At the brand's heart is a silky scuba fabric (a spring-y double-knit of spandex and polyester) that’s as aesthetic as it is built for serious water athletics. Though it has a stylish sheen, it’s also thick enough to be extra-supportive and to hold up to Caruso’s signature laser cutouts, which eliminate the need for scratchy stitching. In 2019, she expanded the line to include activewear in a bonded jersey fabric that’s just as supportive, and in 2021, she added loungewear, too, this time using a recycled cashmere blend. In both the new categories, Caruso's signature cutouts remain central to the designs, which marry fashion and function seamlessly.
How Gigi Caruso is now advocating for the deaf and hard-of-hearing communities
Though Caruso is quick to acknowledge her privilege in having had caring, well-resourced parents and doctors to help her navigate childhood with hearing loss, she says that she always felt isolated among her peers. “Being able to share what I was feeling with someone my age who could understand is what I was missing,” she says. Now, she’s working to create that community for kids born with her condition through both one-on-one mentoring and group programming.
In honor of World Hearing Day this week, Caruso is hosting a program for deaf and hard-of-hearing children at a shopping center in Los Angeles on March 6, which will include a scavenger hunt hosted by audiologists, a read-along, and a panel for parents. And once she graduates from the University of Southern California this spring, she plans to launch an organization with monthly or bimonthly get-togethers of this kind.
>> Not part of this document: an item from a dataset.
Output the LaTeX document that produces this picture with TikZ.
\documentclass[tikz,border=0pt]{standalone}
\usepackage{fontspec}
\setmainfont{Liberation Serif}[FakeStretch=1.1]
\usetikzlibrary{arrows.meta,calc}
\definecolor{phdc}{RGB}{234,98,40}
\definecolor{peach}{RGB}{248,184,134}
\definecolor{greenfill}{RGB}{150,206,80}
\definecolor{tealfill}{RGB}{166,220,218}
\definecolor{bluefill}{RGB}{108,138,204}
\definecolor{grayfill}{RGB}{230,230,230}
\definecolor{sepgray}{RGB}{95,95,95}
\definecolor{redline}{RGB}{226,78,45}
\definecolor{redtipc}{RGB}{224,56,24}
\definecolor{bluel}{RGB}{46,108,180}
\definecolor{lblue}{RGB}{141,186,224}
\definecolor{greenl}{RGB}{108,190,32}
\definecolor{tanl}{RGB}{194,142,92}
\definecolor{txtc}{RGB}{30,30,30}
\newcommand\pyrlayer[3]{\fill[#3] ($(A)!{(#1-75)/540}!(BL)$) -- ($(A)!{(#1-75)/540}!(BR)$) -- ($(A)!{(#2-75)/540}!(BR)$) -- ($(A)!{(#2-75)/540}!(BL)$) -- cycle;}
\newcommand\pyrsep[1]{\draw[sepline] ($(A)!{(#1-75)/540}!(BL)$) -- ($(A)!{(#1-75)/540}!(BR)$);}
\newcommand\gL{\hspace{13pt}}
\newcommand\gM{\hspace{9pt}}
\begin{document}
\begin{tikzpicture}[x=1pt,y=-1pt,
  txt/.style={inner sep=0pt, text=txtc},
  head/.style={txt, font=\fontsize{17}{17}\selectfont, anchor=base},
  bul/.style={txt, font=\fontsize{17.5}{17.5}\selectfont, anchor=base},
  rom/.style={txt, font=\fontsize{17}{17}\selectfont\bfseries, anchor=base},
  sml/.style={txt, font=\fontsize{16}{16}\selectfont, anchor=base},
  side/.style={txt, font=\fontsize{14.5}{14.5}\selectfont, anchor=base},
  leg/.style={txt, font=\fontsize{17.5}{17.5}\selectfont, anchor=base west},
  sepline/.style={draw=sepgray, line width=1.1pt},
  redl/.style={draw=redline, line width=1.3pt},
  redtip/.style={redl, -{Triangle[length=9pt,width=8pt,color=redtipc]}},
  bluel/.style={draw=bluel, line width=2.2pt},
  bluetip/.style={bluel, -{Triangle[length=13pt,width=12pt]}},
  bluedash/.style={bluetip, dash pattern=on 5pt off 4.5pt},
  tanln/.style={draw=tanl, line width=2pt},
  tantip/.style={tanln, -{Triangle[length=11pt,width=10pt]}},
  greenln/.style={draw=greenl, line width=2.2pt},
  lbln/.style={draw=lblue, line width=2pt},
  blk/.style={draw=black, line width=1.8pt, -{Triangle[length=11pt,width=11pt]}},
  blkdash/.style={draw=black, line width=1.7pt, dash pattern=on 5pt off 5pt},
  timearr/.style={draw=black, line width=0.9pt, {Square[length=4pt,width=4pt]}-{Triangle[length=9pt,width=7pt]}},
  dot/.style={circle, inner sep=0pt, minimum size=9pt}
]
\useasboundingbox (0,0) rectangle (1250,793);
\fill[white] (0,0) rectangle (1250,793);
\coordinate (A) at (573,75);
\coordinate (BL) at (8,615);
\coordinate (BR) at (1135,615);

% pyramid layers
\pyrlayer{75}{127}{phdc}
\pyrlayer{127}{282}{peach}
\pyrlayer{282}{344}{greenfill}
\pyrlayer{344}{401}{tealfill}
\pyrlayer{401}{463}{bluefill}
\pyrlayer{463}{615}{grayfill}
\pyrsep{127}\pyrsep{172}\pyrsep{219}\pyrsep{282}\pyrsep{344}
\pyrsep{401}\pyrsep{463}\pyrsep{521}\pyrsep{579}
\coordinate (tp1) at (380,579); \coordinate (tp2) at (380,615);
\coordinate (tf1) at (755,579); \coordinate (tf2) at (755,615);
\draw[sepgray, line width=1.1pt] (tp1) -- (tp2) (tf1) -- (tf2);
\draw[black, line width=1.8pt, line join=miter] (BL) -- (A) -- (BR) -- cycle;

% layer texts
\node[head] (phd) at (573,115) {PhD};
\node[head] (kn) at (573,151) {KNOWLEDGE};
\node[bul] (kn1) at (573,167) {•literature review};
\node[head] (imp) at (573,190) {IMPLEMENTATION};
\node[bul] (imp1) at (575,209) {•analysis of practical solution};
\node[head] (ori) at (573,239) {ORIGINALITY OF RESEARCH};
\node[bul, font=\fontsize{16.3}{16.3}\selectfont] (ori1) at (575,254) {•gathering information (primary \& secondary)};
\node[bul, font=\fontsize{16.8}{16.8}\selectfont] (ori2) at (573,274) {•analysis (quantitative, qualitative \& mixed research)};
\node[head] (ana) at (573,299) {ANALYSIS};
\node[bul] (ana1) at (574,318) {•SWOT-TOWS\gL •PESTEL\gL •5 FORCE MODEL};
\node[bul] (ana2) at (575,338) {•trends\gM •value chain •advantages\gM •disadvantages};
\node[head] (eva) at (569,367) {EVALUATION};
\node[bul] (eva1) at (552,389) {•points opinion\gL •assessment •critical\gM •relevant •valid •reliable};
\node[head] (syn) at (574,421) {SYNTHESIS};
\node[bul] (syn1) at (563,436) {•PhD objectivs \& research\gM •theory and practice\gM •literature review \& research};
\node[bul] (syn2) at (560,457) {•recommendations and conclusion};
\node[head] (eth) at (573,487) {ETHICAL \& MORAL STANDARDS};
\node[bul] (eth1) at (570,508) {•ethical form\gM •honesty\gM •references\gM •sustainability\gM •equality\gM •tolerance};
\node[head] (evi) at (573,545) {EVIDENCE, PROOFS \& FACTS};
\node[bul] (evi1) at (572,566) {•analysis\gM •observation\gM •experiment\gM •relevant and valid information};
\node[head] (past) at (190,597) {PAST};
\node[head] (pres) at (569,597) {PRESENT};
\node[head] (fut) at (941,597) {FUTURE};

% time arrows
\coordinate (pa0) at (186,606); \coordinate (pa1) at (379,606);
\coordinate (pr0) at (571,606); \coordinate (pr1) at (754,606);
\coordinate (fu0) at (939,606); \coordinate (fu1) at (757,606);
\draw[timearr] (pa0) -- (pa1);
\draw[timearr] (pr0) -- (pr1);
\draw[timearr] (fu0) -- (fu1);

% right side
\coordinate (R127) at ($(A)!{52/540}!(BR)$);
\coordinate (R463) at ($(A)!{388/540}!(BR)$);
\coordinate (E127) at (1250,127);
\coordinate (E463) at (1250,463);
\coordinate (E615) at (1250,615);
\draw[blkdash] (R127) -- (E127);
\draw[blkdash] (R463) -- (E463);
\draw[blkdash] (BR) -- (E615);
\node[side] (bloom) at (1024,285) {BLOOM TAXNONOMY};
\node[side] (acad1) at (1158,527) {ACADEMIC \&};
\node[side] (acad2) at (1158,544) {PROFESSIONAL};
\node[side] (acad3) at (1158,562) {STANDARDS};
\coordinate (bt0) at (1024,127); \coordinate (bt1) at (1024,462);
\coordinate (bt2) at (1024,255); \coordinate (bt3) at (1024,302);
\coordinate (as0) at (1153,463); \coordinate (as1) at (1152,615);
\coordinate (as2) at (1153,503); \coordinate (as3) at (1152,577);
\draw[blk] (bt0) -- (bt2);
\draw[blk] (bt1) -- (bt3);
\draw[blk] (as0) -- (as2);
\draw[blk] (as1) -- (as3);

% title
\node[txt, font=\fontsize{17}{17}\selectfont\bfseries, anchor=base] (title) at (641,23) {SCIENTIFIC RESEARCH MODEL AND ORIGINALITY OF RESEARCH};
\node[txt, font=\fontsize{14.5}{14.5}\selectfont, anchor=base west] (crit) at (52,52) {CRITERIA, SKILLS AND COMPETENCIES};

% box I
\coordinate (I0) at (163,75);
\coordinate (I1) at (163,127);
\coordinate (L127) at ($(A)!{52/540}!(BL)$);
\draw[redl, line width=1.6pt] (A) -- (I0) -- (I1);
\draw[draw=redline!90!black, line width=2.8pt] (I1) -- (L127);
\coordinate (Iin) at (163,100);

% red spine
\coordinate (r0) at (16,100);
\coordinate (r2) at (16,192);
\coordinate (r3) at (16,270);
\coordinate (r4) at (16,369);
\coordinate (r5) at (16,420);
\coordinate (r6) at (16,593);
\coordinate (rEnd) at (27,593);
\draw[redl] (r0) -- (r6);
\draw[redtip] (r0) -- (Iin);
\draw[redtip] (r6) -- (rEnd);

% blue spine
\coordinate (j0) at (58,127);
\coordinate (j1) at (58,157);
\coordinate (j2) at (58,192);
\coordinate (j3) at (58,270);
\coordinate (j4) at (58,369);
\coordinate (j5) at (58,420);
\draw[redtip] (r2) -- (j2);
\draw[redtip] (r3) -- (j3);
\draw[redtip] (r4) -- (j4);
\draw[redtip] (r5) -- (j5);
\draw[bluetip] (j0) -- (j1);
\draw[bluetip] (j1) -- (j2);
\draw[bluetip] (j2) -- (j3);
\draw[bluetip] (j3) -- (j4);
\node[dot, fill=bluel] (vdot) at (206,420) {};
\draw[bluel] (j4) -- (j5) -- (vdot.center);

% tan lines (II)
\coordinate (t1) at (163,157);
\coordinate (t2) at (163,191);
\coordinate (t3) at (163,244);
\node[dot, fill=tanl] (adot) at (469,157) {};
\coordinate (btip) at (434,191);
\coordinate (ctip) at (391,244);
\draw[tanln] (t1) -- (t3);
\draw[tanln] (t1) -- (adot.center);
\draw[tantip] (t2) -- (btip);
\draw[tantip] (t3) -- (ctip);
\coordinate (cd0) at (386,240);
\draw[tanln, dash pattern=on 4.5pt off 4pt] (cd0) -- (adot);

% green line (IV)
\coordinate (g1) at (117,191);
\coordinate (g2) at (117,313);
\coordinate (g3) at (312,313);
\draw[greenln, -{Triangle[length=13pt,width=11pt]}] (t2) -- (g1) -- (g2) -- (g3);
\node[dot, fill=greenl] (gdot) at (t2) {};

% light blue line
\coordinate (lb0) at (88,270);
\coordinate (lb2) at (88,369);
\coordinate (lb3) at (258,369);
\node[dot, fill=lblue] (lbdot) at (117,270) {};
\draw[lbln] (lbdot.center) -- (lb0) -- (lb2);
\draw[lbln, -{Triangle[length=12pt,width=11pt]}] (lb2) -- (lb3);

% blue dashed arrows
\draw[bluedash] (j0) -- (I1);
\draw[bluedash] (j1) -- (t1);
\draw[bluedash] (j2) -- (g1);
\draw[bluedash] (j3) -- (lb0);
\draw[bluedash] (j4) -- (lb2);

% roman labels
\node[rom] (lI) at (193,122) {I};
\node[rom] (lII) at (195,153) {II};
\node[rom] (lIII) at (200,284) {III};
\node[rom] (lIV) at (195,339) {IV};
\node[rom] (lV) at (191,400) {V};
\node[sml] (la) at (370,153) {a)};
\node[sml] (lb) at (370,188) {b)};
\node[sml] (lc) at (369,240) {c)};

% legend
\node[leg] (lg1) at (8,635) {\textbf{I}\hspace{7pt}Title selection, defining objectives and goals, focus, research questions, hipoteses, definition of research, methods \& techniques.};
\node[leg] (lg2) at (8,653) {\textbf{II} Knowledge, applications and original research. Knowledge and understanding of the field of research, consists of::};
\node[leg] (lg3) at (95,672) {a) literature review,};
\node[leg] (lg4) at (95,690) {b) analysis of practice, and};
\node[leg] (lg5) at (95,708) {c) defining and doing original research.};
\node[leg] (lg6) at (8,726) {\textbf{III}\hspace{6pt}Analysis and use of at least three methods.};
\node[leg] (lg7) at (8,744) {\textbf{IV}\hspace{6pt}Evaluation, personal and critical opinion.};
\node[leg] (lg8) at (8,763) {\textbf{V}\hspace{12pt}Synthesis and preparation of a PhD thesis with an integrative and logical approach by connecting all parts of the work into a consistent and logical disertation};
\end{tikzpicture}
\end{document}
In the meantime, Caruso is also focused on sharing her story more often and more publicly. She’s hopeful that by using her platform, she can not only inspire people who may feel discouraged by hearing loss or by another disability, but also work to destigmatize it for everyone else “because hearing loss isn’t something to be ashamed of,” she says. “It’s something that’s made me as resilient as I am.” And that’s a message she’s now ready to champion—loud and clear.